Anti-tobacco programs in school will do little to give teachers raises, reduce classroom sizes, improve academic performance, improve graduation rates, increase the number of kids going to college, or implement any other meaningful suggestion policy makers and advocates have for improving California’s schools.
While steadily increasing, only 23 percent of voters think California schools have improved over the last few years, while 30 percent say schools gotten worse (35 percent say it’s stayed the same, which could either be negative or positive), according to a recent poll from Policy Analysis and California Education/University of Southern California Rossier School of Education.
These programs may deter some kids from smoking and encourage others to quit (although it never worked on me), and maybe a tobacco opponent would make an argument that lowered-tobacco/nicotine usage actually improved a school, but it would be stretch. To claim it’s “wrong to say ‘not one penny’ of the funding goes to improve schools” is absurd, unless The Bee is being both narrow and creative in its understanding of improvement.

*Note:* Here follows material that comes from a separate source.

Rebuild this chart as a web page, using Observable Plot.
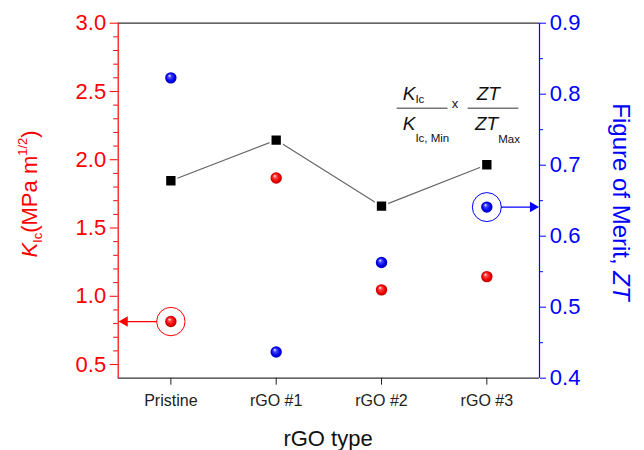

It’s possible that proponents aren’t as concerned with the loss of potential education funding because of another measure on the November ballot, Prop. 55, which would extend a temporary tax on personal incomes of $250,000 or more to education and health care funding. The Legislative Analyst’s Office estimates this will generate between $4 billion and $9 billion per year until fiscal year 2030-31, with a little more than half going to education.
Tom Torlakson, the state superintendent of public instruction, co-wrote the ballot measure argument in favor of Prop. 55, arguing it would fund the hiring of more teachers, help with college affordability, help restore arts and music programs and help stave off cuts, among other things. “We can’t go back to the days of devastating cuts and teacher layoffs,” Torlakson and others wrote.
But despite the sky-is-falling argument on Prop. 55 (there would be a substantial loss of revenue if Prop. 55 fails), Torlakson wrote a letter in favor of Prop. 56, which, as the PolitiFact California fact-check noted, said: “Make no mistake, Proposition 56 will not divert a dime away from schools. Rather, it will raise revenues for school based tobacco prevention and intervention programs.”
The state’s top educator pleads with voters to bolster education funding to fight off “devastating cuts,” while he’s cavalier about the loss of a potential $600 million. There’s a chance the prospect of Prop. 55 passing helped him leave $600 million on the table.
The Bee writes: “This time around, Proposition 56 directs most of the tobacco tax revenue increase to Medi-Cal to raise reimbursement rates, which critics have long blamed for the state’s health care conundrum. Doctors say the financial reimbursements they receive for providing care to California’s most impoverished patients are too low to maintain a practice. The ‘wealthy special interests’ the ad refers to are doctors, clinics, hospitals, managed care plans and any other health-related group that get Medi-Cal payments because they provide services to eligible patients.”
There is big money at stake here. The Legislative Analyst’s Office estimates Prop. 56 could generate between $1.27 billion and $1.61 billion in revenue next fiscal year.
The ad says “most of this money goes to wealthy special interest groups, like insurance companies.” Medi-Cal, the state’s health care program for low-income residents, would receive the bulk of the Prop. 56 revenue, after certain requirements and programs are paid for.
Depending on how the money is actually divvied up in the budget process will determine whether “most” of the funding goes to insurance companies, like managed-care plans, although other health care providers, like doctors, clinics and hospitals, will get their share as well.
In February, the Legislative Analyst’s Office estimated that in 2016-17, 75 percent of Medi-Cal beneficiaries are enrolled in managed care.